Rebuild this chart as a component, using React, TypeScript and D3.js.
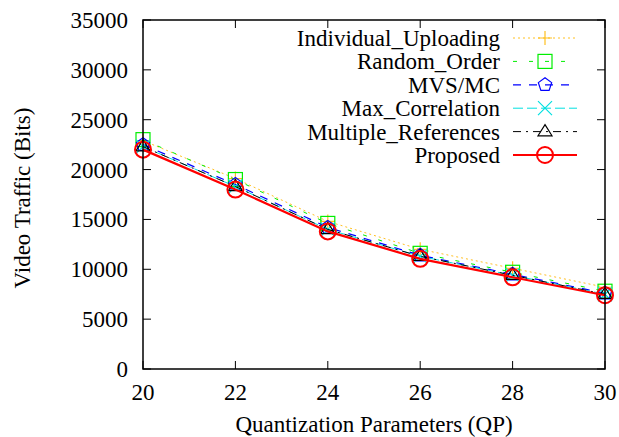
import React from 'react'
import * as d3 from 'd3'

// QP values on the x axis
const qp = [20, 22, 24, 26, 28, 30]

// video traffic (bits) for each method
const individualUploading = [22900, 19100, 14800, 12000, 10100, 8200]
const randomOrder = [23000, 19000, 14600, 11600, 9700, 7800]
const mvsMc = [22500, 18500, 14200, 11400, 9500, 7600]
const maxCorrelation = [22300, 18300, 14000, 11300, 9400, 7500]
const multipleReferences = [22300, 18300, 14000, 11300, 9400, 7500]
const proposed = [22000, 18000, 13800, 11050, 9200, 7400]

const yTicks = [0, 5000, 10000, 15000, 20000, 25000, 30000, 35000]

const series = [
  { name: 'Individual_Uploading', values: individualUploading, color: '#ffc020', dash: '2,3', width: 1, marker: 'plus' },
  { name: 'Random_Order', values: randomOrder, color: '#00ee00', dash: '4,12', width: 1, marker: 'square' },
  { name: 'MVS/MC', values: mvsMc, color: '#0000ff', dash: '8,8', width: 1.2, marker: 'pentagon' },
  { name: 'Max_Correlation', values: maxCorrelation, color: '#00e0e0', dash: '10,4', width: 1, marker: 'cross' },
  { name: 'Multiple_References', values: multipleReferences, color: '#000000', dash: '8,5,2,5', width: 1, marker: 'triangle' },
  { name: 'Proposed', values: proposed, color: '#ff0000', dash: null, width: 2.2, marker: 'circle' },
]

const width = 619
const height = 437
const margin = { left: 143, right: 14, top: 20, bottom: 68 }

const x = d3.scaleLinear().domain([20, 30]).range([margin.left, width - margin.right])
const y = d3.scaleLinear().domain([0, 35000]).range([height - margin.bottom, margin.top])

function Marker({ kind, cx, cy, color }: { kind: string; cx: number; cy: number; color: string }) {
  const s = 7
  const common = { fill: 'none', stroke: color, strokeWidth: kind === 'circle' ? 2 : 1.2 }
  if (kind === 'plus') {
    return <path d={`M${cx - s},${cy}H${cx + s}M${cx},${cy - s}V${cy + s}`} {...common} />
  }
  if (kind === 'cross') {
    return <path d={`M${cx - s},${cy - s}L${cx + s},${cy + s}M${cx - s},${cy + s}L${cx + s},${cy - s}`} {...common} />
  }
  if (kind === 'square') {
    return <rect x={cx - s} y={cy - s} width={2 * s} height={2 * s} {...common} />
  }
  if (kind === 'circle') {
    return <circle cx={cx} cy={cy} r={s + 1} {...common} />
  }
  if (kind === 'triangle') {
    return <path d={`M${cx},${cy - s}L${cx + s},${cy + s * 0.6}L${cx - s},${cy + s * 0.6}Z`} {...common} />
  }
  // pentagon
  const pts = d3.range(5).map((i) => {
    const a = -Math.PI / 2 + (i * 2 * Math.PI) / 5
    return [cx + s * Math.cos(a), cy + s * Math.sin(a)]
  })
  return <polygon points={pts.map((p) => p.join(',')).join(' ')} {...common} />
}

export default function App() {
  const line = d3
    .line<number>()
    .x((_, i) => x(qp[i]))
    .y((d) => y(d))

  const font = "'Liberation Serif', 'Times New Roman', 'DejaVu Serif', serif"
  const fs = 23
  const x0 = margin.left
  const x1 = width - margin.right
  const y0 = height - margin.bottom
  const y1 = margin.top
  const tick = 8

  return (
    <svg width={width} height={height} style={{ position: 'absolute', left: 0, top: 0, fontFamily: font }}>
      <rect width={width} height={height} fill="#fff" />
      {/* ticks, mirrored on all sides */}
      {yTicks.map((t) => (
        <g key={'y' + t}>
          <line x1={x0} x2={x0 + tick} y1={y(t)} y2={y(t)} stroke="#000" />
          <line x1={x1} x2={x1 - tick} y1={y(t)} y2={y(t)} stroke="#000" />
          <text x={x0 - 15} y={y(t) + 8} textAnchor="end" fontSize={fs}>
            {t}
          </text>
        </g>
      ))}
      {qp.map((t) => (
        <g key={'x' + t}>
          <line x1={x(t)} x2={x(t)} y1={y0} y2={y0 - tick} stroke="#000" />
          <line x1={x(t)} x2={x(t)} y1={y1} y2={y1 + tick} stroke="#000" />
          <text x={x(t)} y={y0 + 31} textAnchor="middle" fontSize={fs}>
            {t}
          </text>
        </g>
      ))}

      {series.map((s) => (
        <g key={s.name}>
          <path d={line(s.values) || ''} fill="none" stroke={s.color} strokeWidth={s.width} strokeDasharray={s.dash || undefined} />
          {s.values.map((v, i) => (
            <Marker key={i} kind={s.marker} cx={x(qp[i])} cy={y(v)} color={s.color} />
          ))}
        </g>
      ))}

      <rect x={x0} y={y1} width={x1 - x0} height={y0 - y1} fill="none" stroke="#000" strokeWidth={1.5} />

      {/* legend */}
      {series.map((s, i) => {
        const ly = 38 + i * 23.4
        return (
          <g key={'l' + s.name}>
            <text x={500} y={ly + 8} textAnchor="end" fontSize={fs}>
              {s.name}
            </text>
            <line x1={513} x2={577} y1={ly} y2={ly} stroke={s.color} strokeWidth={s.width} strokeDasharray={s.dash || undefined} />
            <Marker kind={s.marker} cx={545} cy={ly} color={s.color} />
          </g>
        )
      })}

      <text transform={`translate(30,198) rotate(-90)`} textAnchor="middle" fontSize={fs}>
        Video Traffic (Bits)
      </text>
      <text x={(x0 + x1) / 2} y={432} textAnchor="middle" fontSize={fs}>
        Quantization Parameters (QP)
      </text>
    </svg>
  )
}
----
• _What you have to do_
From the first line of the listing above, repeat every line through the one holding "const qp = [20, 22, 24, 26, 28, 30]". Both ends count, and pictures stay out.

• _Written solution_
Rebuild this chart as a component, using React, TypeScript and D3.js.
import React from 'react'
import * as d3 from 'd3'

// QP values on the x axis
const qp = [20, 22, 24, 26, 28, 30]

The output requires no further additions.